Five civilians, including three children, were killed and 24 other people were wounded in three separate attacks by Taliban militants in southern and eastern Afghanistan yesterday, officials said.
A rocket hit house early in the morning in Behsud district of eastern Nangarhar Province, killing two children while wounding three women and one man, an interior ministry statement said.
The ministry blamed the attack on “enemies of the people of Afghanistan” — a term often used to refer to the Taliban insurgents.
Meanwhile, a bomb blast near a bank branch in Lashkar Gah, the capital of southern Helmand Province, killed three civilians and wounded 15 others, provincial spokesman Daud Ahmadi said.
Minutes later a second bomb exploded close to a high school in Lashkar Gah and injured three more children, an adult and a policeman, Ahmadi said.
Violence in Afghanistan has continued to increase in recent months, as has the use of improvised explosive devices and suicide attacks, UN Secretary-General Ban Ki-moon said in a new report.
Ban’s latest quarterly report to the 15-nation UN Security Council, released on Saturday, confirmed what NATO powers fighting in Afghanistan have suggested — that the country is increasingly dangerous nearly nine years after a US-led invasion toppled the Taliban government.

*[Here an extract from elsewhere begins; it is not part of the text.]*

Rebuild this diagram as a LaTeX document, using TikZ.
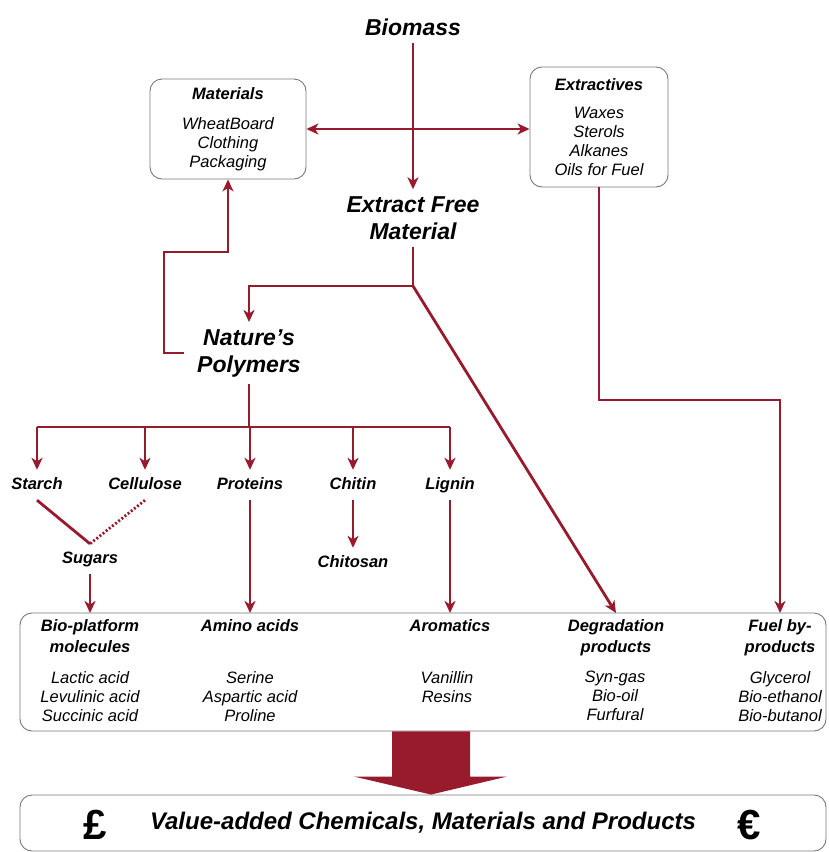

“The overall security situation has not improved,” said the report, which was posted on the UN Security Council Web site.
The “alarming trend of increased improvised explosive device incidents and the occurrence of complex suicide attacks persisted,” it said. “Military operations also intensified.”
Most of the security incidents in recent months have involved armed clashes and improvised roadside explosives, which have proven ralespecially deadly in both Iraq and Afghanistan, the report said.
“The rise in incidents involving improvised explosive devices constitutes an alarming trend, with the first four months of 2010 recording a 94 percent increase compared to the same period in 2009,” it said.
There have been some three suicide attacks per week, half of them in the south of the country, it said.
There are also an average of two more complex suicide attacks per month — bigger operations involving more assailants — double the average for last year, it said.
“The shift to more complex suicide attacks demonstrates a growing capability of the local terrorist networks linked to al-Qaeda,” it said.